━━ SUPPLIED DATA

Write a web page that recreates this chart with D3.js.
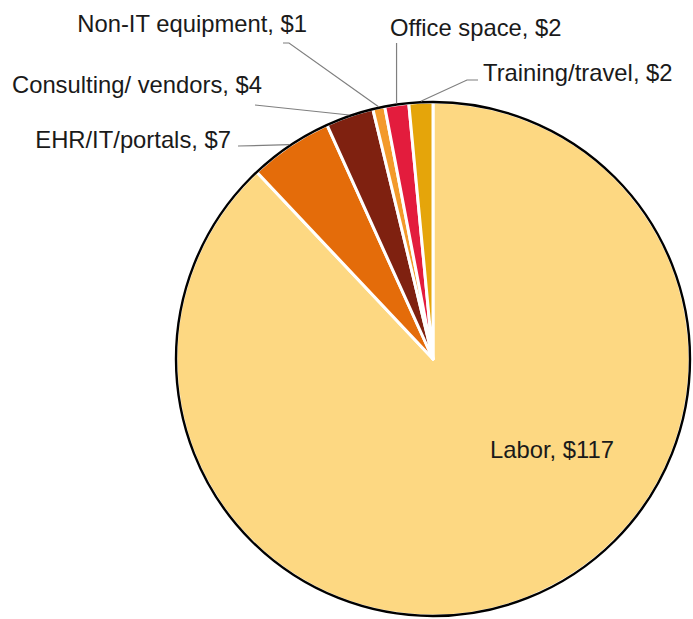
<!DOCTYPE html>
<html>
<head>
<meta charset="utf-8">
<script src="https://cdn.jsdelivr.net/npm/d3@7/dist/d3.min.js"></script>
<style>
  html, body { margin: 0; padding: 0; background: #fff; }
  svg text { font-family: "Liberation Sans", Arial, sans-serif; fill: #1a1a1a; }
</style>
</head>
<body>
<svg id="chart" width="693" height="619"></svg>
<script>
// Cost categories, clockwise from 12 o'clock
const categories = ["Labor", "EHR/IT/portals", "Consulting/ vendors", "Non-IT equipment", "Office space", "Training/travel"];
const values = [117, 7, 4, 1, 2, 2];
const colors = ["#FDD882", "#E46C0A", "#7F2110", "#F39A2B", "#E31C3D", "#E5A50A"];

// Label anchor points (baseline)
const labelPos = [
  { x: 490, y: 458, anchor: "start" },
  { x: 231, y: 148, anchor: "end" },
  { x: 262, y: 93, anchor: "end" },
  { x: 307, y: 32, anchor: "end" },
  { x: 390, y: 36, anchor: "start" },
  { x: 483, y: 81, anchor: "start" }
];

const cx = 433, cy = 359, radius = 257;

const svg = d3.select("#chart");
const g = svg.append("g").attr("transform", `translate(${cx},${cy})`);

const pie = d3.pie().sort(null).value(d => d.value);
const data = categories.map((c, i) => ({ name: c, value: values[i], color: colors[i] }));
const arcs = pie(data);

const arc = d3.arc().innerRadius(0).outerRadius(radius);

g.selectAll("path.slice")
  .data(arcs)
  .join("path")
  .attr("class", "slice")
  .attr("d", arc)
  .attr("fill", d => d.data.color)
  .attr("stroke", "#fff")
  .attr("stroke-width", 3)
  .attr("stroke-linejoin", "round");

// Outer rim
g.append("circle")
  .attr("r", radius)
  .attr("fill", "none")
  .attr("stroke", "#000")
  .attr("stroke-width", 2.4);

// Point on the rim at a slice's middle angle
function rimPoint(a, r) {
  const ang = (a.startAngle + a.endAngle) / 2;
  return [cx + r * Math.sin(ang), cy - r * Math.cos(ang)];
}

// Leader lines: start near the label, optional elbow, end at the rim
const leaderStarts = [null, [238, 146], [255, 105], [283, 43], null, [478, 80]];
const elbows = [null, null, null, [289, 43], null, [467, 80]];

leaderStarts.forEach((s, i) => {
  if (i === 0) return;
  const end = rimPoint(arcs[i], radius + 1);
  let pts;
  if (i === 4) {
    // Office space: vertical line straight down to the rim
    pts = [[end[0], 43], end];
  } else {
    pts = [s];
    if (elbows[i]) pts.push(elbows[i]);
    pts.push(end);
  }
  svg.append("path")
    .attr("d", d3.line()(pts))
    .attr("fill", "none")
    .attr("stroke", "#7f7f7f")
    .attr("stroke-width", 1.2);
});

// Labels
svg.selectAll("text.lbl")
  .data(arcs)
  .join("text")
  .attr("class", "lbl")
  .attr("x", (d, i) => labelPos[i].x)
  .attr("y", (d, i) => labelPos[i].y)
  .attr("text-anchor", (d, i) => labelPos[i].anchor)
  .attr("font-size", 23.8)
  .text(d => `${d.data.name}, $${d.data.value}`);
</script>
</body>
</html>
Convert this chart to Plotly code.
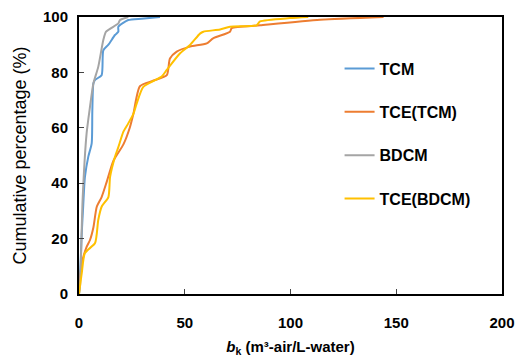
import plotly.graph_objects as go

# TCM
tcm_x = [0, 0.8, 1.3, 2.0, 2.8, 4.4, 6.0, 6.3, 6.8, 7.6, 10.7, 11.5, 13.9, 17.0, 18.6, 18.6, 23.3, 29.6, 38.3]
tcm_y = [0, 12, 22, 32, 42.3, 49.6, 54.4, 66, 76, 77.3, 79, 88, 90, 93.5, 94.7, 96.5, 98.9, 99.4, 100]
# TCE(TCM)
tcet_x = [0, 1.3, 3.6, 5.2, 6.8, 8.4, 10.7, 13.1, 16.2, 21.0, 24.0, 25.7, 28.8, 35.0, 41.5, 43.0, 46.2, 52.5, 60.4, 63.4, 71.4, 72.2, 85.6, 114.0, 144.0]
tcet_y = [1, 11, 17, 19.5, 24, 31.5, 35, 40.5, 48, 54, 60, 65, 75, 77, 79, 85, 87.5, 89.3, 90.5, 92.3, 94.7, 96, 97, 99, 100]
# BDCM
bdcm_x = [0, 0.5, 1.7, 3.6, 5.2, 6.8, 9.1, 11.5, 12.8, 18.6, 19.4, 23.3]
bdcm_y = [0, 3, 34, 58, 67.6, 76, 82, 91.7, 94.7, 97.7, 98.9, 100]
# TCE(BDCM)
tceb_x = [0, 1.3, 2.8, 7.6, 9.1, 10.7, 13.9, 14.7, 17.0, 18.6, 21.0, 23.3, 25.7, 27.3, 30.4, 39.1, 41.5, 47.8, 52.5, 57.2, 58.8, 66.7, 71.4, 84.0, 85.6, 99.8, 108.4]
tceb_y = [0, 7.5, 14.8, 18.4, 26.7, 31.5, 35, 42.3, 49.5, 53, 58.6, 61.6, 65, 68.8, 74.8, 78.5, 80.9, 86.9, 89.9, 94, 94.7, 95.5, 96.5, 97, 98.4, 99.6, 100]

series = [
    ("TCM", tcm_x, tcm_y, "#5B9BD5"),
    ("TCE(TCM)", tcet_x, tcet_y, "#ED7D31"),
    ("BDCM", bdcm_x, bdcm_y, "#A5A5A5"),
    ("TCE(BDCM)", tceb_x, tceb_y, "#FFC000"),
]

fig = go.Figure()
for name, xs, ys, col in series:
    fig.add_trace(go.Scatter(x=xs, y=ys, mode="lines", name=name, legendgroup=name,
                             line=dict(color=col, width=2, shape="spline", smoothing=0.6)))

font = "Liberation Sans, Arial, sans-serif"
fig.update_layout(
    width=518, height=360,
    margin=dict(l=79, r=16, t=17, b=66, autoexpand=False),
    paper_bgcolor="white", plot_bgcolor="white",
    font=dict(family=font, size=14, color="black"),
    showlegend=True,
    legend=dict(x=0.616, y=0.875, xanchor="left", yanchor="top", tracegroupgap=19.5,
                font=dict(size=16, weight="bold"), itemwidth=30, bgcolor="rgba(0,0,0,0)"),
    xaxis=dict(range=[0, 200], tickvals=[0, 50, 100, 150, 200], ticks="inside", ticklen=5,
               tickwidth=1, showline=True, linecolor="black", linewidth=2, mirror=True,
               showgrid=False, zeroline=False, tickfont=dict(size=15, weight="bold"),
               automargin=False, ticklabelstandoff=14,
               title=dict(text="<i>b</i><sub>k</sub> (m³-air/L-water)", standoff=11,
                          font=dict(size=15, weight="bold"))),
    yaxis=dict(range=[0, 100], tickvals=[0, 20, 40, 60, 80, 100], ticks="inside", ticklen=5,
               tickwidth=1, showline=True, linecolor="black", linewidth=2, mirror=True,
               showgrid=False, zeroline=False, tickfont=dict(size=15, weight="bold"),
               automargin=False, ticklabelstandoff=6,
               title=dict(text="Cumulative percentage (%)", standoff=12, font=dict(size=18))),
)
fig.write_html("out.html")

━━━━

§ **EXERCISE DIRECTIONS**
Copy nothing but the lines above from the one with "Convert this chart to Plotly code." to the one with "import plotly.graph_objects as go", inclusive, word for word. Leave every picture out.

§ **RESULT BELOW**
Convert this chart to Plotly code.
import plotly.graph_objects as go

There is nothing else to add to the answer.